Research concerning the direct methanol fuel cell (DMFC) anode reaction has investigated the role of the carbon support, platinum and the cocatalyst, and the effect of the electrolyte composition and pH.

Platinum surface chemistry was found to be more complex than previously thought. It was proposed that more than type of platinum(11) oxide can be formed under load conditions, one form of which may act as a poison and one which can enhance methanol oxidation. Further, it has been shown that a significant acid catalysis effect occurs on platinum below about pH 3, suggesting that hydrous oxides may be involved in the catalytic process. A wide range of transition metal compounds including gas phase catalysts and hydrous base metal oxides have been screened for cocatalyst activity in an attempt to find a cheaper and/or more effective alternative to ruthenium. No real improvement over the platinum ruthenium system has been found, and this may reflect the possibility that provisions of 'active oxygen' is not rate limiting in the best of these electrodes.

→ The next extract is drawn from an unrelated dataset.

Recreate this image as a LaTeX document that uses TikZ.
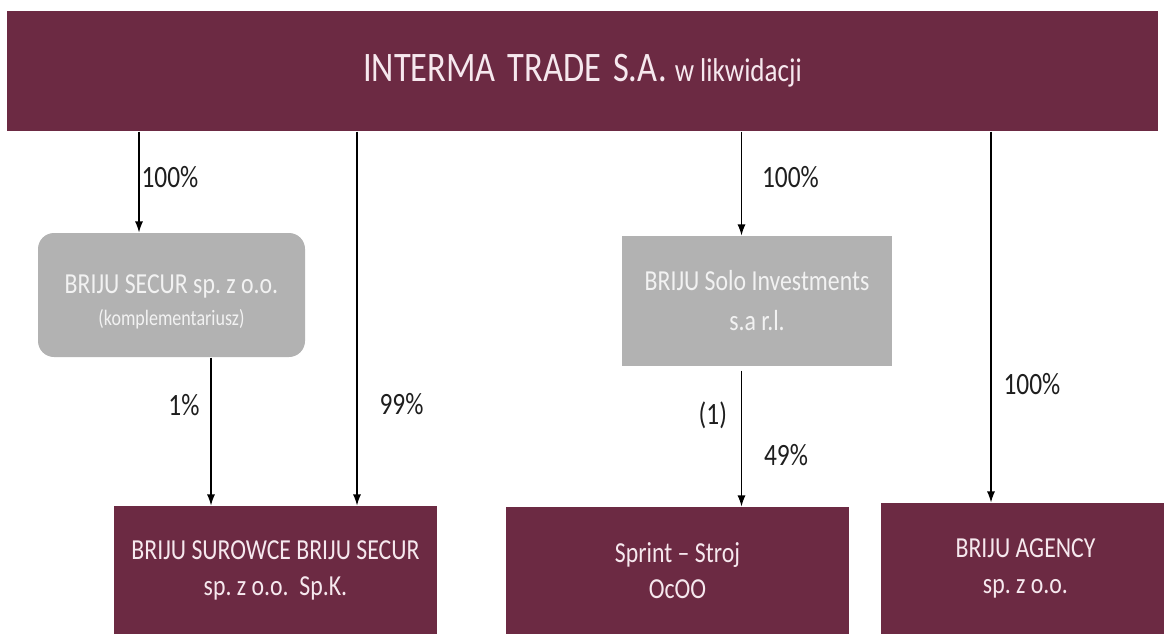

It is possible that oxidative chemisorption becomes the limiting step below about 0.3 V. Comprehensive in situ Fourier transform infrared (FTIR) spectroscopy studies have shown substantial differences in the nature of the adsorbed organic species between planar and dispersed platinum. In particular, the levels of the poison carbon monoxide appear to be much lower on the latter.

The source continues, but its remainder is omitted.